Germinating spores of glomus intraradices can use internal and exogenous nitrogen sources for a de novo biosynthesis of amino acids

Authors: JIN, HAIRU - NEW MEXICO STATE UNIV; Pfeffer, Philip; GOVINDARAJULU, MANUELA - NEW MEXICO STATE UNIV; Douds, David; Piotrowski, Edwin; Nagahashi, Gerald; BUCKING, HEIKE - RUTGERS UNIVERSITY; LAMMERS, PETER - NEW MEXICO STATE UNIV; SHACHAR-HILL, YAIR - MICHIGAN STATE UNIV; GACHOMO, EMMA - South Dakota State University

Submitted to: New Phytologist
Publication Type: Peer Reviewed Journal
Publication Acceptance Date: 4/1/2009
Publication Date: 7/29/2009
Citation: Jin, H., Pfeffer, P., Govindarajulu, M., Douds, D.D., Piotrowski, E.G., Nagahashi, G., Bucking, H., Lammers, P.J., Shachar-Hill, Y., Gachomo, E. 2009. Germinating spores of glomus intraradices can use internal and exogenous nitrogen sources for a de novo biosynthesis of amino acids. New Phytologist. 184:399-411.

Interpretive Summary: Under a program of low input sustainable agriculture (LISA), new, more efficient, methods of growing food crops with lower inputs of fertilizers and pesticides are presently being evaluated. One important means for achieving this goal is through the development a plant/microbe symbiotic system known as arbuscular mycorrhizas (AM), whereby a low concentration of widely dispersed nutrients can be efficiently delivered from the soil to the growing plant. In addition the association of such micoorganisms or fungi impart disease resistance to the plant making the need for pesticide application considerably lower. Ideally, one would want to inoculate fields with such beneficial organisms (“biofertilizers”) to facilitate the LISA approach to food production, however since these organisms are presently obligate symbionts they can only be grown in association with the host plant. This limits our ability to make large quantities of pure cultures of these fungi needed for field inoculation. In this study we determined the metabolic pathways and genes that are activated in the fungus during germination and what forms of nitrogen the spores can use most efficiently at this phase of their life cycle.
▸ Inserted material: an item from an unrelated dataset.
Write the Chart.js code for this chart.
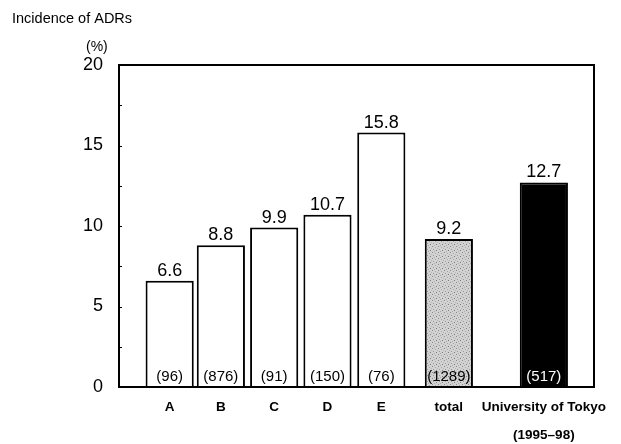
<!DOCTYPE html>
<html>
<head>
<meta charset="utf-8">
<script src="https://cdn.jsdelivr.net/npm/chart.js@4/dist/chart.umd.min.js"></script>
<style>
  html, body { margin: 0; padding: 0; background: #fff; }
  #wrap { width: 621px; height: 444px; }
</style>
</head>
<body>
<div id="wrap"><canvas id="adrChart" width="621" height="444"></canvas></div>
<script>
const categories = ['A', 'B', 'C', 'D', 'E', 'total', ['University of Tokyo', '(1995\u201398)']];
const positions = [0.96, 1.93, 2.94, 3.95, 4.97, 6.25, 8.05];
const incidence = [6.6, 8.8, 9.9, 10.7, 15.8, 9.2, 12.7];
const sampleSizes = ['(96)', '(876)', '(91)', '(150)', '(76)', '(1289)', '(517)'];
const yTicks = [0, 5, 10, 15, 20];

// speckled grey fill for the "total" bar
function makeSpeckle() {
  const c = document.createElement('canvas');
  c.width = 6; c.height = 6;
  const g = c.getContext('2d');
  g.fillStyle = '#d2d2d2';
  g.fillRect(0, 0, 6, 6);
  const dots = [[0,0,'#8a8a8a'],[3,1,'#a8a8a8'],[1,3,'#9a9a9a'],[4,4,'#7c7c7c'],[5,2,'#b4b4b4'],[2,5,'#aaaaaa']];
  dots.forEach(d => { g.fillStyle = d[2]; g.fillRect(d[0], d[1], 1, 1); });
  return g.createPattern(c, 'repeat');
}

const fills = ['#fff', '#fff', '#fff', '#fff', '#fff', makeSpeckle(), '#000'];

const decorPlugin = {
  id: 'decor',
  afterDatasetsDraw(chart) {
    const ctx = chart.ctx;
    const area = chart.chartArea;
    const y = chart.scales.y;
    const meta = chart.getDatasetMeta(0);
    ctx.save();
    // frame
    ctx.strokeStyle = '#000';
    ctx.lineWidth = 2;
    ctx.strokeRect(area.left, area.top, area.right - area.left, area.bottom - area.top);
    // small inward ticks
    ctx.lineWidth = 1;
    for (let v = 2.5; v < 20; v += 2.5) {
      const py = Math.round(y.getPixelForValue(v)) + 0.5;
      ctx.beginPath();
      ctx.moveTo(area.left, py);
      ctx.lineTo(area.left + 3, py);
      ctx.stroke();
    }
    // value labels and sample sizes
    ctx.textAlign = 'center';
    meta.data.forEach((bar, i) => {
      ctx.fillStyle = '#000';
      ctx.font = '18px "Liberation Sans", Arial, sans-serif';
      ctx.textBaseline = 'bottom';
      ctx.fillText(incidence[i].toFixed(1), bar.x, bar.y - 1);
      ctx.font = '15px "Liberation Sans", Arial, sans-serif';
      ctx.textBaseline = 'alphabetic';
      ctx.fillStyle = i === 6 ? '#fff' : '#000';
      ctx.fillText(sampleSizes[i], bar.x, area.bottom - 6);
    });
    // titles
    ctx.fillStyle = '#000';
    ctx.textAlign = 'left';
    ctx.font = '14.5px "Liberation Sans", Arial, sans-serif';
    ctx.fillText('Incidence of ADRs', 12, 23);
    ctx.font = '14px "Liberation Sans", Arial, sans-serif';
    ctx.fillText('(%)', 86, 51);
    ctx.restore();
  }
};

new Chart(document.getElementById('adrChart').getContext('2d'), {
  type: 'bar',
  data: {
    datasets: [{
      data: positions.map((p, i) => ({ x: p, y: incidence[i] })),
      backgroundColor: fills,
      borderColor: '#000',
      borderWidth: 2,
      borderSkipped: 'bottom',
      barPercentage: 0.97,
      categoryPercentage: 0.97
    }]
  },
  options: {
    responsive: false,
    animation: false,
    layout: { padding: { left: 0, right: 27, top: 65, bottom: 0 } },
    plugins: { legend: { display: false }, tooltip: { enabled: false } },
    scales: {
      x: {
        type: 'linear',
        min: 0,
        max: 9,
        offset: false,
        grid: { display: false, drawTicks: false, offset: false },
        border: { display: false },
        afterBuildTicks(scale) {
          scale.ticks = positions.map(p => ({ value: p }));
        },
        afterFit(scale) { scale.height = 57; },
        ticks: {
          autoSkip: false,
          maxRotation: 0,
          padding: 6,
          color: '#000',
          font: { family: '"Liberation Sans", Arial, sans-serif', size: 13.5, weight: 'bold', lineHeight: 2.1 },
          callback(value) {
            const i = positions.indexOf(value);
            return i >= 0 ? categories[i] : '';
          }
        }
      },
      y: {
        min: 0,
        max: 20,
        afterBuildTicks(scale) {
          scale.ticks = yTicks.map(v => ({ value: v }));
        },
        afterFit(scale) { scale.width = 119; },
        grid: { display: false, drawTicks: false },
        border: { display: false },
        ticks: {
          padding: 16,
          color: '#000',
          font: { family: '"Liberation Sans", Arial, sans-serif', size: 18 }
        }
      }
    }
  },
  plugins: [decorPlugin]
});
</script>
</body>
</html>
This information can help us optimize the germination step of the fungus in the absence of a plant host.

Technical Abstract: The uptake preferences, metabolic activity and gene expression shown by germinating AM fungal spores under various conditions with different nitrogen sources were examined. AM spores take up inorganic nitrogen (nitrate, ammonium), urea, and all amino acids except tyrosine; however, inorganic nitrogen and urea are incorporated into amino acids of AM spores more quickly. Arginine was found to be the most abundant amino acid in AM spores. In the absence of an exogenous nitrogen source soluble amino acids were produced from the breakdown of proteins. 15N enrichment in the amino acids labeled with 15NH4 in the presence of 14NO3 was considerably higher than that by 15NO3 in the presence of 14NH4, indicating that the AM spores have a preference for the uptake and utilization of NH4 over NO3. The gene expression for the enzymes, glutamate dehydrogenase (GDH), urease accessory protein (UAP) and ornithine-oxoacid transaminase (OAT) in germinating spores increased in the presence of a high concentration of purified root exudates, however, this trend was not evident in the isotopic enrichment of the synthesized amino acids.